To be done: Find each line with the word "that" and copy it.
# START OF Supplied data
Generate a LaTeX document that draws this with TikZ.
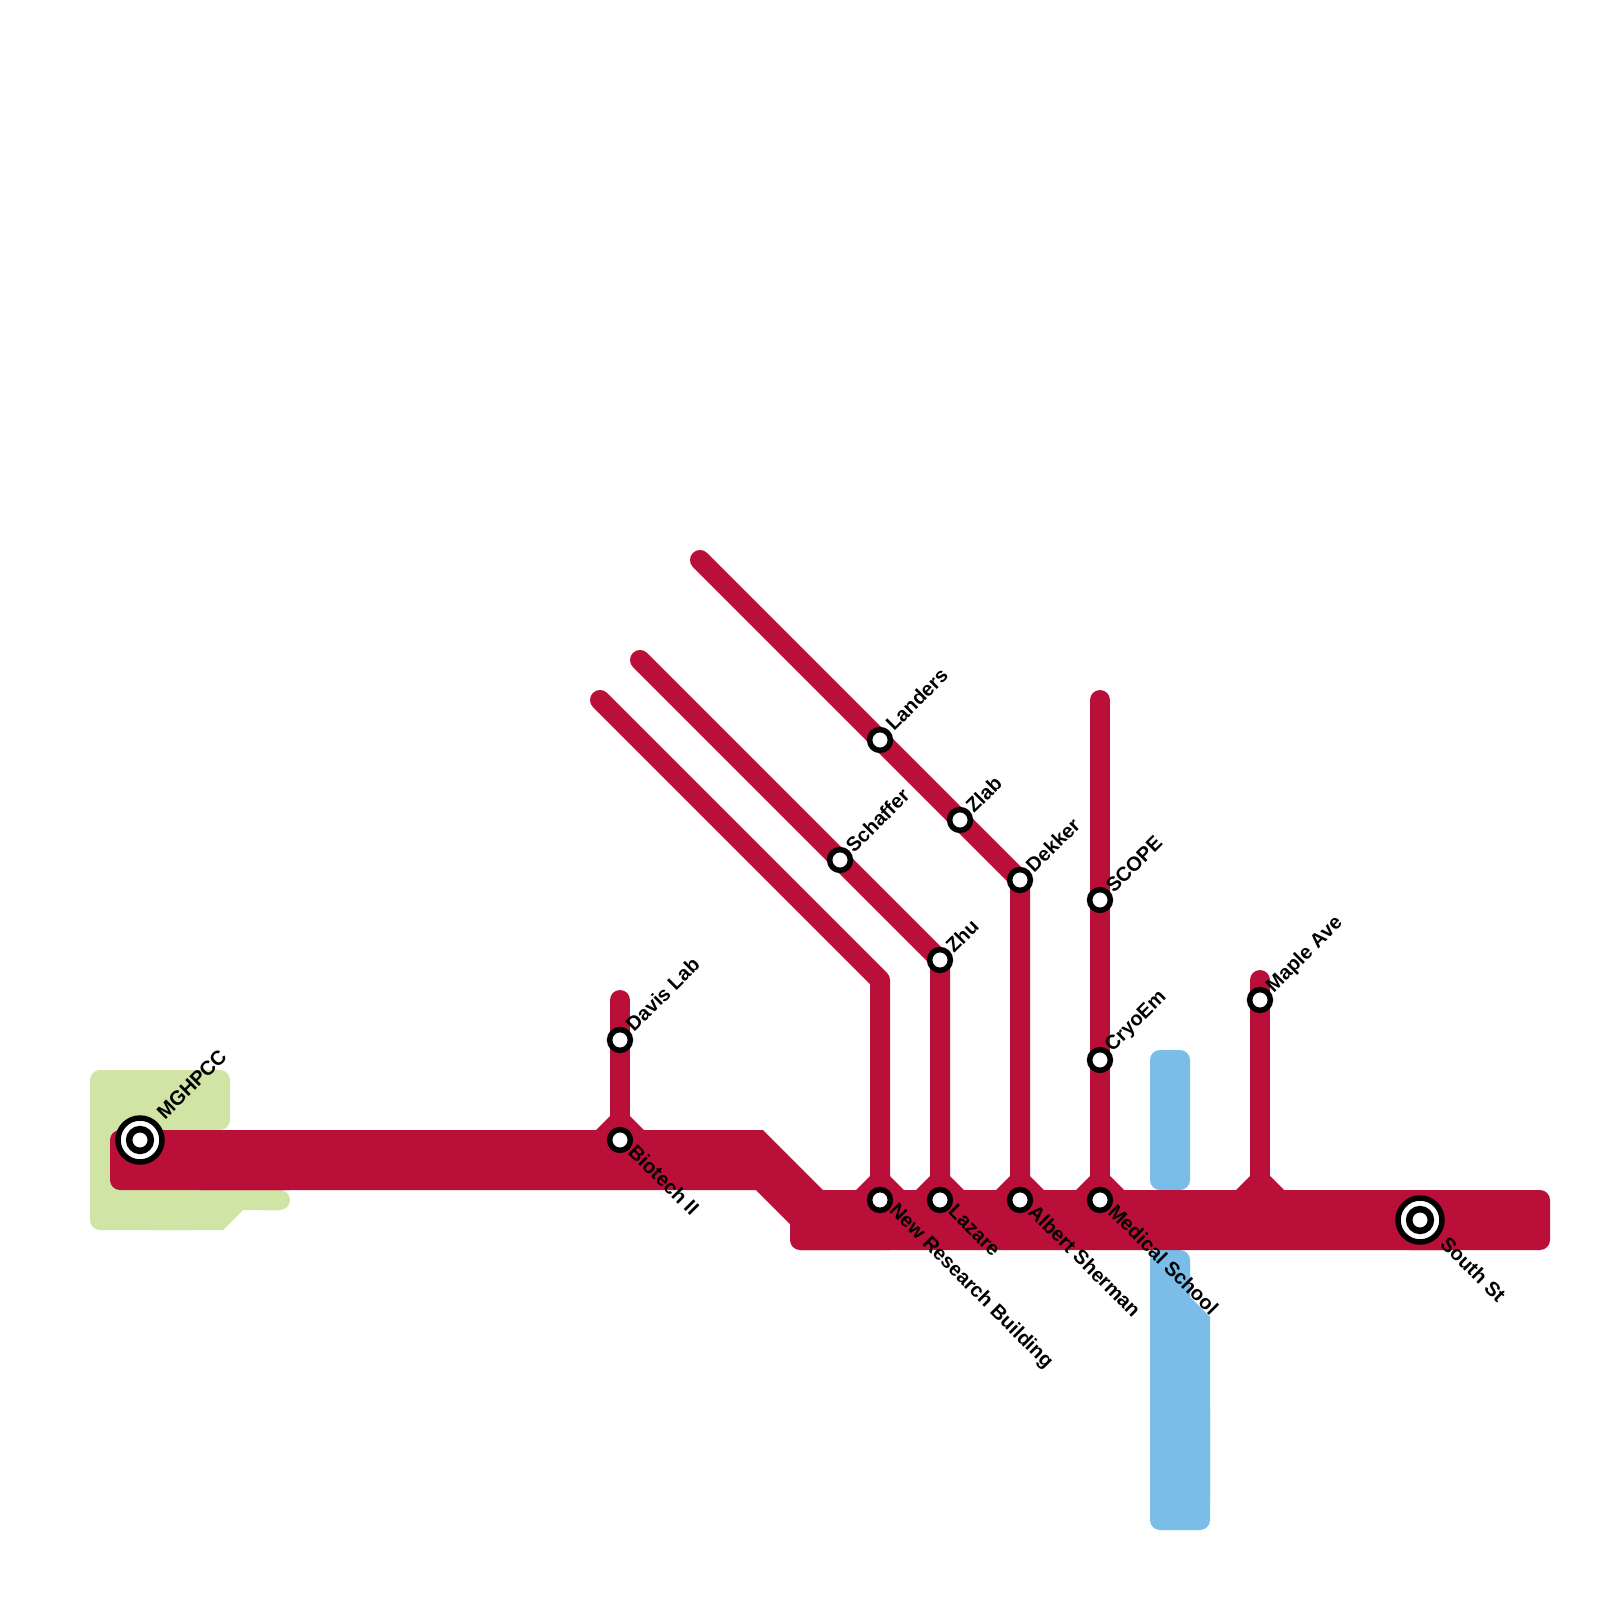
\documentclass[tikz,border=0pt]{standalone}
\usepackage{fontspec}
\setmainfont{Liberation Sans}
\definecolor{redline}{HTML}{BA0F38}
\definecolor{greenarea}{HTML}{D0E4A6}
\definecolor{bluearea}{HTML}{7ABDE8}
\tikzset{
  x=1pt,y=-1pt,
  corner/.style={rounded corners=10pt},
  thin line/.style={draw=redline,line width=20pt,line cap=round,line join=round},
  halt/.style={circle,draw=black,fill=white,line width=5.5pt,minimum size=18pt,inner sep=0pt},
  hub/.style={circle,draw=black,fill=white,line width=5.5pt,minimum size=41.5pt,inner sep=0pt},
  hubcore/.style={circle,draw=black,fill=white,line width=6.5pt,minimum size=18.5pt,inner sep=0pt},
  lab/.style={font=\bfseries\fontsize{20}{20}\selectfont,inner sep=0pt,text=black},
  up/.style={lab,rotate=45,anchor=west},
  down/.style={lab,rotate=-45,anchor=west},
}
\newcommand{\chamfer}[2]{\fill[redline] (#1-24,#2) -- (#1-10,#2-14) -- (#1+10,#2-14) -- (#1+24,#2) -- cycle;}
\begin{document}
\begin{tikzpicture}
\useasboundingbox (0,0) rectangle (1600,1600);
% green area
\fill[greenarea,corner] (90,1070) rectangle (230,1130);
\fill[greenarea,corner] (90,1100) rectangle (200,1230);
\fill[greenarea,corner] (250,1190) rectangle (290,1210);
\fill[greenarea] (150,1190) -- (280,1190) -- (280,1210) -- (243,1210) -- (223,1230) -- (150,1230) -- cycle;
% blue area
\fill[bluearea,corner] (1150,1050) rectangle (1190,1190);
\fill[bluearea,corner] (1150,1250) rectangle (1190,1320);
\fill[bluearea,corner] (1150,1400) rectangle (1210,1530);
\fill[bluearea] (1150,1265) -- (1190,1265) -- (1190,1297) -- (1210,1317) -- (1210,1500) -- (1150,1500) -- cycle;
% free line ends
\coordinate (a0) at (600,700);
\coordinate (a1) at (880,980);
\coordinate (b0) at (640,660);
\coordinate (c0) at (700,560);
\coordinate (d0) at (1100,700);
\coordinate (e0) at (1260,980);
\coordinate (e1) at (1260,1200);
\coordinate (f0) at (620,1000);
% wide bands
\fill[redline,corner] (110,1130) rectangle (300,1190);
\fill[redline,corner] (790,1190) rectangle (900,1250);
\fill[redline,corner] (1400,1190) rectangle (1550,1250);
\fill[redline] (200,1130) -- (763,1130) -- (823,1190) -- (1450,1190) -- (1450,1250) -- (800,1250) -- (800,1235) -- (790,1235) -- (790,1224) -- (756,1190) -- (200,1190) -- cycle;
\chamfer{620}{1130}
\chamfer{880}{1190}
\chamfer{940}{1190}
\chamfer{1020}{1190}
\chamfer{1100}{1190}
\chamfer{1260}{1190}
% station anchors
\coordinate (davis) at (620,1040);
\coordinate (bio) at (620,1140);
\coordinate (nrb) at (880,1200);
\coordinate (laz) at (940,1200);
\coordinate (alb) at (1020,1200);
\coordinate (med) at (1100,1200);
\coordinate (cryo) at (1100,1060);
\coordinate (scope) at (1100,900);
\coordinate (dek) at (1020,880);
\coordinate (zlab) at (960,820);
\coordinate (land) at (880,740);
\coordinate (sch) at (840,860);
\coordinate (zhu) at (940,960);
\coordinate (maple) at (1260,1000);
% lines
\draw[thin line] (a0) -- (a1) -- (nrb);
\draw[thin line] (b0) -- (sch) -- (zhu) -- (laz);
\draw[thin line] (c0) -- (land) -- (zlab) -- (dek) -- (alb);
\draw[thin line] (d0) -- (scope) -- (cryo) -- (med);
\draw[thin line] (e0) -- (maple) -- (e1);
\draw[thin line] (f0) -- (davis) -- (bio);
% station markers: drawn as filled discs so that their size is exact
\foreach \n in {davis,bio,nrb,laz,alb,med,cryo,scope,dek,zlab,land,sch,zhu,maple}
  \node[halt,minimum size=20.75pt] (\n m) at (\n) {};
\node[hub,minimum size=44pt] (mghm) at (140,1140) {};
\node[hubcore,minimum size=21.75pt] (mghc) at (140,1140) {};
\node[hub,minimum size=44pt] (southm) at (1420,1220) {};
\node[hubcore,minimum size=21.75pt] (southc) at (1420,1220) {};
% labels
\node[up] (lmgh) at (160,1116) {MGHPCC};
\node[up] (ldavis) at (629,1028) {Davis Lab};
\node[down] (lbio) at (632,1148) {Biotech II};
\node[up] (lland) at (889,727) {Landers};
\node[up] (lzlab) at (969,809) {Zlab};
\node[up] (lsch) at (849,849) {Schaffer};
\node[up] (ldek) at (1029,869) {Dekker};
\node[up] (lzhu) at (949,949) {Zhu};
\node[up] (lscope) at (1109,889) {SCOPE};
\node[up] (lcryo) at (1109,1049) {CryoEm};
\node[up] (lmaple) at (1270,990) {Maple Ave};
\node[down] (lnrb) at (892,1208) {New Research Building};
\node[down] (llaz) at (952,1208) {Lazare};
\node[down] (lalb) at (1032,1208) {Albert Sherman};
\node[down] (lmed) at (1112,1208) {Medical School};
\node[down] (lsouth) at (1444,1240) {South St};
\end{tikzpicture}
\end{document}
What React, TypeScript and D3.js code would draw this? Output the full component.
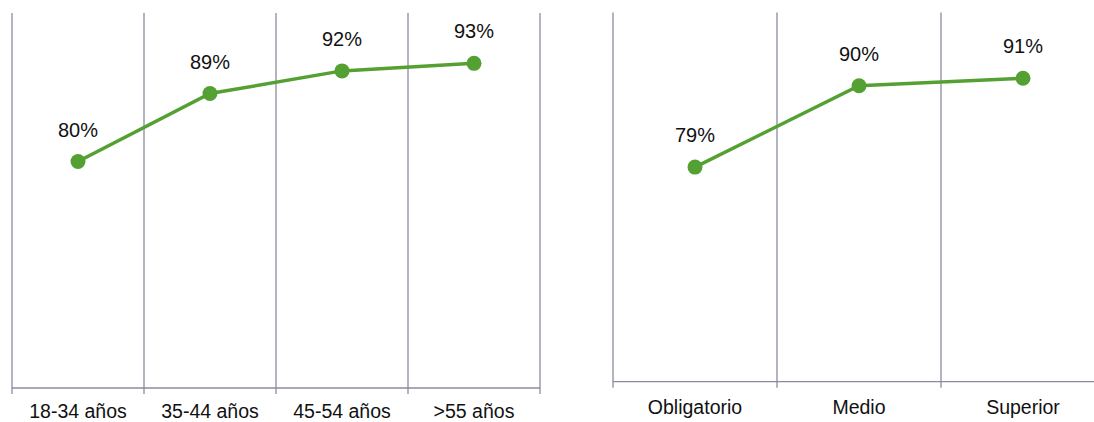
# END OF Supplied data
Final result:
Generate a LaTeX document that draws this with TikZ.
% station markers: drawn as filled discs so that their size is exact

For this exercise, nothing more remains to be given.